## START

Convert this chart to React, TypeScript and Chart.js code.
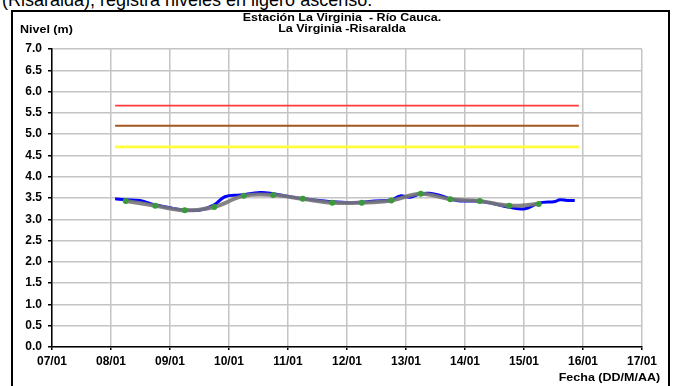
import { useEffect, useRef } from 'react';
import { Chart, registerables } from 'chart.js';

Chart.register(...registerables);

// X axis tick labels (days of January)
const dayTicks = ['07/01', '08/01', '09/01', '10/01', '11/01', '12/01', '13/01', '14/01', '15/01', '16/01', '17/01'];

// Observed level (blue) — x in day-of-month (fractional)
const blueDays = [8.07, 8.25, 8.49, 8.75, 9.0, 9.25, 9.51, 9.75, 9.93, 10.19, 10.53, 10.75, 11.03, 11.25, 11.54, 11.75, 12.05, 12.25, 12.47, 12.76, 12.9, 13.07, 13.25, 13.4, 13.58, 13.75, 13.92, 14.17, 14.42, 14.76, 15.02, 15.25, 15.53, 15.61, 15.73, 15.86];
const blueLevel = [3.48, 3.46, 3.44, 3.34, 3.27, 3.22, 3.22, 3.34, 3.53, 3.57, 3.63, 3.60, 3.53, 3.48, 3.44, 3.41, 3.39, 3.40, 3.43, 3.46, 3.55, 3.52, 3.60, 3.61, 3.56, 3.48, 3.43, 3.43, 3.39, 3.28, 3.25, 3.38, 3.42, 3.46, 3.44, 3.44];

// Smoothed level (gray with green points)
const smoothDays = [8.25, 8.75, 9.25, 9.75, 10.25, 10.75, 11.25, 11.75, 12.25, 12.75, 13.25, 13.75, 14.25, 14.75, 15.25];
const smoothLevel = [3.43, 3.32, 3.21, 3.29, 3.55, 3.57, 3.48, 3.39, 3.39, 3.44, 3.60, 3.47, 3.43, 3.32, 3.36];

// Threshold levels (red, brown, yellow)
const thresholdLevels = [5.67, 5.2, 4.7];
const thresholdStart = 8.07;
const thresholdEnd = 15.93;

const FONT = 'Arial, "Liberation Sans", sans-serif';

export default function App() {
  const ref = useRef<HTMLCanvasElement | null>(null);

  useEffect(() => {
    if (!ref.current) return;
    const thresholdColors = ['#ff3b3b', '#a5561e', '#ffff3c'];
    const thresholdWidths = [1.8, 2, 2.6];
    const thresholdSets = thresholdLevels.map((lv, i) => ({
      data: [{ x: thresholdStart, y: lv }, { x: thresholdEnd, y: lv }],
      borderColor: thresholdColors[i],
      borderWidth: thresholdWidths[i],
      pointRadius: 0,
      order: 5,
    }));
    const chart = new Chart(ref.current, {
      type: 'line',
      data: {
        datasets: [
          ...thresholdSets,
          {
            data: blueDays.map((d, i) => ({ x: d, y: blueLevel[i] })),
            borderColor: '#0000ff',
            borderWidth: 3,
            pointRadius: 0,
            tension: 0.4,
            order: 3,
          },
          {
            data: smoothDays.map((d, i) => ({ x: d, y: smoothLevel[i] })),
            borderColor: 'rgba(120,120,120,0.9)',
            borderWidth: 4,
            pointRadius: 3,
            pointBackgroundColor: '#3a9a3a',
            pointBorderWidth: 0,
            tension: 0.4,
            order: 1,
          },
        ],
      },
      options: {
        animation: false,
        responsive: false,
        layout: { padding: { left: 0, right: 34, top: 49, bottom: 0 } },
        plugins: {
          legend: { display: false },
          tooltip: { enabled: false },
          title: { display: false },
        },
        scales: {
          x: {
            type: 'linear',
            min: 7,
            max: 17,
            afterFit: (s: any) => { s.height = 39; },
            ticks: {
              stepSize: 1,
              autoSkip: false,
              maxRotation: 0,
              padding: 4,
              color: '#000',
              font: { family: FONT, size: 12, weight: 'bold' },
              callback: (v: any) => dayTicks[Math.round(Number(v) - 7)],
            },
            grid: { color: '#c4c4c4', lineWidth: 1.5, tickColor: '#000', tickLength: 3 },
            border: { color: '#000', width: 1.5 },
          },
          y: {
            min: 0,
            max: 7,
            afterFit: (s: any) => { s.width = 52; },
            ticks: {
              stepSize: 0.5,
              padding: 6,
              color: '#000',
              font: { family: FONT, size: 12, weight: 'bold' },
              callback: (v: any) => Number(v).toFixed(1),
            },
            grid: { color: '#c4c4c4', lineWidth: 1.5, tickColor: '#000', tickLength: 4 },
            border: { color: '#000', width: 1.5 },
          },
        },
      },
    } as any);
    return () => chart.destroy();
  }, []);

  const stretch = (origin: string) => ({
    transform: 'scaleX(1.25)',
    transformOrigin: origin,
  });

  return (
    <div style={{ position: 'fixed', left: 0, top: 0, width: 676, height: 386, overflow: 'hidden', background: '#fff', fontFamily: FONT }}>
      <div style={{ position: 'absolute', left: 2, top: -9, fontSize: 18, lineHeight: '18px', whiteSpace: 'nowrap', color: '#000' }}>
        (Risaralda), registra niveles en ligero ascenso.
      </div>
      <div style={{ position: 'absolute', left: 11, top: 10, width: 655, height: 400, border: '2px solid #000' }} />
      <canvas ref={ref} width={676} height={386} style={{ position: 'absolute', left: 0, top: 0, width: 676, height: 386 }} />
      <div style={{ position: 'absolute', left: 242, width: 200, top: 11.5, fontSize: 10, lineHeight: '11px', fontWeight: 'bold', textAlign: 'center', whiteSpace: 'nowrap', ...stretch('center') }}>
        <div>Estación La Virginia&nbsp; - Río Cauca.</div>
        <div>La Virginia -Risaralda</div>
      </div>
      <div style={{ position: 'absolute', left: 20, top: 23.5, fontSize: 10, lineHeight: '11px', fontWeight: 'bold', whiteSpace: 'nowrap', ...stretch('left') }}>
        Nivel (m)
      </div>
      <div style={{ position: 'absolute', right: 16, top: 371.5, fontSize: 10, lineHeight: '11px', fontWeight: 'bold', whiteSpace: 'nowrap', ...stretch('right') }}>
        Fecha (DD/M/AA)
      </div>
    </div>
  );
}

## END

▸ **YOUR TASK**: Make an exact copy of all the material, but keep the pictures out of it.

▸ **COMPLETED EXERCISE**:
Convert this chart to React, TypeScript and Chart.js code.
import { useEffect, useRef } from 'react';
import { Chart, registerables } from 'chart.js';

Chart.register(...registerables);

// X axis tick labels (days of January)
const dayTicks = ['07/01', '08/01', '09/01', '10/01', '11/01', '12/01', '13/01', '14/01', '15/01', '16/01', '17/01'];

// Observed level (blue) — x in day-of-month (fractional)
const blueDays = [8.07, 8.25, 8.49, 8.75, 9.0, 9.25, 9.51, 9.75, 9.93, 10.19, 10.53, 10.75, 11.03, 11.25, 11.54, 11.75, 12.05, 12.25, 12.47, 12.76, 12.9, 13.07, 13.25, 13.4, 13.58, 13.75, 13.92, 14.17, 14.42, 14.76, 15.02, 15.25, 15.53, 15.61, 15.73, 15.86];
const blueLevel = [3.48, 3.46, 3.44, 3.34, 3.27, 3.22, 3.22, 3.34, 3.53, 3.57, 3.63, 3.60, 3.53, 3.48, 3.44, 3.41, 3.39, 3.40, 3.43, 3.46, 3.55, 3.52, 3.60, 3.61, 3.56, 3.48, 3.43, 3.43, 3.39, 3.28, 3.25, 3.38, 3.42, 3.46, 3.44, 3.44];

// Smoothed level (gray with green points)
const smoothDays = [8.25, 8.75, 9.25, 9.75, 10.25, 10.75, 11.25, 11.75, 12.25, 12.75, 13.25, 13.75, 14.25, 14.75, 15.25];
const smoothLevel = [3.43, 3.32, 3.21, 3.29, 3.55, 3.57, 3.48, 3.39, 3.39, 3.44, 3.60, 3.47, 3.43, 3.32, 3.36];

// Threshold levels (red, brown, yellow)
const thresholdLevels = [5.67, 5.2, 4.7];
const thresholdStart = 8.07;
const thresholdEnd = 15.93;

const FONT = 'Arial, "Liberation Sans", sans-serif';

export default function App() {
  const ref = useRef<HTMLCanvasElement | null>(null);

  useEffect(() => {
    if (!ref.current) return;
    const thresholdColors = ['#ff3b3b', '#a5561e', '#ffff3c'];
    const thresholdWidths = [1.8, 2, 2.6];
    const thresholdSets = thresholdLevels.map((lv, i) => ({
      data: [{ x: thresholdStart, y: lv }, { x: thresholdEnd, y: lv }],
      borderColor: thresholdColors[i],
      borderWidth: thresholdWidths[i],
      pointRadius: 0,
      order: 5,
    }));
    const chart = new Chart(ref.current, {
      type: 'line',
      data: {
        datasets: [
          ...thresholdSets,
          {
            data: blueDays.map((d, i) => ({ x: d, y: blueLevel[i] })),
            borderColor: '#0000ff',
            borderWidth: 3,
            pointRadius: 0,
            tension: 0.4,
            order: 3,
          },
          {
            data: smoothDays.map((d, i) => ({ x: d, y: smoothLevel[i] })),
            borderColor: 'rgba(120,120,120,0.9)',
            borderWidth: 4,
            pointRadius: 3,
            pointBackgroundColor: '#3a9a3a',
            pointBorderWidth: 0,
            tension: 0.4,
            order: 1,
          },
        ],
      },
      options: {
        animation: false,
        responsive: false,
        layout: { padding: { left: 0, right: 34, top: 49, bottom: 0 } },
        plugins: {
          legend: { display: false },
          tooltip: { enabled: false },
          title: { display: false },
        },
        scales: {
          x: {
            type: 'linear',
            min: 7,
            max: 17,
            afterFit: (s: any) => { s.height = 39; },
            ticks: {
              stepSize: 1,
              autoSkip: false,
              maxRotation: 0,
              padding: 4,
              color: '#000',
              font: { family: FONT, size: 12, weight: 'bold' },
              callback: (v: any) => dayTicks[Math.round(Number(v) - 7)],
            },
            grid: { color: '#c4c4c4', lineWidth: 1.5, tickColor: '#000', tickLength: 3 },
            border: { color: '#000', width: 1.5 },
          },
          y: {
            min: 0,
            max: 7,
            afterFit: (s: any) => { s.width = 52; },
            ticks: {
              stepSize: 0.5,
              padding: 6,
              color: '#000',
              font: { family: FONT, size: 12, weight: 'bold' },
              callback: (v: any) => Number(v).toFixed(1),
            },
            grid: { color: '#c4c4c4', lineWidth: 1.5, tickColor: '#000', tickLength: 4 },
            border: { color: '#000', width: 1.5 },
          },
        },
      },
    } as any);
    return () => chart.destroy();
  }, []);

  const stretch = (origin: string) => ({
    transform: 'scaleX(1.25)',
    transformOrigin: origin,
  });

  return (
    <div style={{ position: 'fixed', left: 0, top: 0, width: 676, height: 386, overflow: 'hidden', background: '#fff', fontFamily: FONT }}>
      <div style={{ position: 'absolute', left: 2, top: -9, fontSize: 18, lineHeight: '18px', whiteSpace: 'nowrap', color: '#000' }}>
        (Risaralda), registra niveles en ligero ascenso.
      </div>
      <div style={{ position: 'absolute', left: 11, top: 10, width: 655, height: 400, border: '2px solid #000' }} />
      <canvas ref={ref} width={676} height={386} style={{ position: 'absolute', left: 0, top: 0, width: 676, height: 386 }} />
      <div style={{ position: 'absolute', left: 242, width: 200, top: 11.5, fontSize: 10, lineHeight: '11px', fontWeight: 'bold', textAlign: 'center', whiteSpace: 'nowrap', ...stretch('center') }}>
        <div>Estación La Virginia&nbsp; - Río Cauca.</div>
        <div>La Virginia -Risaralda</div>
      </div>
      <div style={{ position: 'absolute', left: 20, top: 23.5, fontSize: 10, lineHeight: '11px', fontWeight: 'bold', whiteSpace: 'nowrap', ...stretch('left') }}>
        Nivel (m)
      </div>
      <div style={{ position: 'absolute', right: 16, top: 371.5, fontSize: 10, lineHeight: '11px', fontWeight: 'bold', whiteSpace: 'nowrap', ...stretch('right') }}>
        Fecha (DD/M/AA)
      </div>
    </div>
  );
}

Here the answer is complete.